Aim of the task:
Extract, unchanged, every line from the top of the material below through the line with "0.103, 0.079, 0.085]", and no more.

(Plotting code records)
····················

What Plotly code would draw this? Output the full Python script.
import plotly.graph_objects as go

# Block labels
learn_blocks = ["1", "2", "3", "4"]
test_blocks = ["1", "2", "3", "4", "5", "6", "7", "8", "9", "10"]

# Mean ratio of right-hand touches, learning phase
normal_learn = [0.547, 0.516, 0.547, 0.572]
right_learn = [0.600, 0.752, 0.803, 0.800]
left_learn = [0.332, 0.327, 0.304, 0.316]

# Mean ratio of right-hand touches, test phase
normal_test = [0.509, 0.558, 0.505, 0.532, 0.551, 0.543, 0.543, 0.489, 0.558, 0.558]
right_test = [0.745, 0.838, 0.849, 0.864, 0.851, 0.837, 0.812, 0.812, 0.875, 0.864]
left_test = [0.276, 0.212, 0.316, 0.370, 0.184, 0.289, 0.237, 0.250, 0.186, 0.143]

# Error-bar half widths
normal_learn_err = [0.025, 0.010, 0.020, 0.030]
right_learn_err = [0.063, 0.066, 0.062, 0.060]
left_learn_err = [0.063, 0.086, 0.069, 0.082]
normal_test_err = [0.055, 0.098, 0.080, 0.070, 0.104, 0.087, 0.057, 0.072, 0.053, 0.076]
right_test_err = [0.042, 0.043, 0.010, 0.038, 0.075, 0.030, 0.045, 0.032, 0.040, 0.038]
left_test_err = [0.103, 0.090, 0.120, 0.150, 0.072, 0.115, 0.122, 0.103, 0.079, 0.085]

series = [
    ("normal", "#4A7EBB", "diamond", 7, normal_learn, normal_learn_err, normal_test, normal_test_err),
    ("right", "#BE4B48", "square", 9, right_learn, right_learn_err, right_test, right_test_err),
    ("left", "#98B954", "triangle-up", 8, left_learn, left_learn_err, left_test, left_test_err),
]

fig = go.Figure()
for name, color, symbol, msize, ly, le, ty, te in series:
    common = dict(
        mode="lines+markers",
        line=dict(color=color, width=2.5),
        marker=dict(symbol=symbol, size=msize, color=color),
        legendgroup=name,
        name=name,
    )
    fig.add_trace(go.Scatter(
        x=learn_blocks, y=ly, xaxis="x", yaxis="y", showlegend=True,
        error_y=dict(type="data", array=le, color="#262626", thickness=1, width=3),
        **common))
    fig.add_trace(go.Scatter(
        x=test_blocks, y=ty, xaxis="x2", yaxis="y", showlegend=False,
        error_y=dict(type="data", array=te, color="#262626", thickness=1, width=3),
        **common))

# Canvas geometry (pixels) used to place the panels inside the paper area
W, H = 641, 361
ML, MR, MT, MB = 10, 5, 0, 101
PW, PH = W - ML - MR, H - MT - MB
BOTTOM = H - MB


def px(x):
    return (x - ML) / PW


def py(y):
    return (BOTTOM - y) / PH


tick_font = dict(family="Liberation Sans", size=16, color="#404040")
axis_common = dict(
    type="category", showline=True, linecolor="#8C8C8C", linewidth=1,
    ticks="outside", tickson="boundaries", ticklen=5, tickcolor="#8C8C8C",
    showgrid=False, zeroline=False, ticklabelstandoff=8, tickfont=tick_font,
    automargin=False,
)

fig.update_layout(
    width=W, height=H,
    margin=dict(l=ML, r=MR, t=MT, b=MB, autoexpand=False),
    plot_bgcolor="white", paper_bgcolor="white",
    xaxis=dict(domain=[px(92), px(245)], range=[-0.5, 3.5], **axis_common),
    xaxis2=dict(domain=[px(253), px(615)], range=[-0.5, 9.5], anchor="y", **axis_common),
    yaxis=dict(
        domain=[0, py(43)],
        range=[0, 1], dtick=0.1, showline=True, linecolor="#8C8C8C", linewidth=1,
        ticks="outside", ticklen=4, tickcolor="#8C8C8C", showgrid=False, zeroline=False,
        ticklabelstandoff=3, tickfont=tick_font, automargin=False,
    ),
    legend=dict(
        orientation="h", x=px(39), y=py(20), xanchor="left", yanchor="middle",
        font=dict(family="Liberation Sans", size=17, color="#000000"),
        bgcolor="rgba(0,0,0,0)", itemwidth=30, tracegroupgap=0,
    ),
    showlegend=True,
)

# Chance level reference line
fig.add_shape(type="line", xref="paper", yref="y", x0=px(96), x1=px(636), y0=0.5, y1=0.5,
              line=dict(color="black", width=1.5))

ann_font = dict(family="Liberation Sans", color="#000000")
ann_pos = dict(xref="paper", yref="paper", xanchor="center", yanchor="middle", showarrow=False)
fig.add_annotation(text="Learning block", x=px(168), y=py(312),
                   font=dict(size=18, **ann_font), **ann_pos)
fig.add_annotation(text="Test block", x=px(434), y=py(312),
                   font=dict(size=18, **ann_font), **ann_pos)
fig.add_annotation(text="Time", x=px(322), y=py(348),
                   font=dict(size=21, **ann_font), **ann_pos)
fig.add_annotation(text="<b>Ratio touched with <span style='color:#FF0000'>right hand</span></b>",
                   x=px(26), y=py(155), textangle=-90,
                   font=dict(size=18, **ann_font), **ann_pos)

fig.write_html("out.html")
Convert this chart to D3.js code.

····················

Finished task:
What Plotly code would draw this? Output the full Python script.
import plotly.graph_objects as go

# Block labels
learn_blocks = ["1", "2", "3", "4"]
test_blocks = ["1", "2", "3", "4", "5", "6", "7", "8", "9", "10"]

# Mean ratio of right-hand touches, learning phase
normal_learn = [0.547, 0.516, 0.547, 0.572]
right_learn = [0.600, 0.752, 0.803, 0.800]
left_learn = [0.332, 0.327, 0.304, 0.316]

# Mean ratio of right-hand touches, test phase
normal_test = [0.509, 0.558, 0.505, 0.532, 0.551, 0.543, 0.543, 0.489, 0.558, 0.558]
right_test = [0.745, 0.838, 0.849, 0.864, 0.851, 0.837, 0.812, 0.812, 0.875, 0.864]
left_test = [0.276, 0.212, 0.316, 0.370, 0.184, 0.289, 0.237, 0.250, 0.186, 0.143]

# Error-bar half widths
normal_learn_err = [0.025, 0.010, 0.020, 0.030]
right_learn_err = [0.063, 0.066, 0.062, 0.060]
left_learn_err = [0.063, 0.086, 0.069, 0.082]
normal_test_err = [0.055, 0.098, 0.080, 0.070, 0.104, 0.087, 0.057, 0.072, 0.053, 0.076]
right_test_err = [0.042, 0.043, 0.010, 0.038, 0.075, 0.030, 0.045, 0.032, 0.040, 0.038]
left_test_err = [0.103, 0.090, 0.120, 0.150, 0.072, 0.115, 0.122, 0.103, 0.079, 0.085]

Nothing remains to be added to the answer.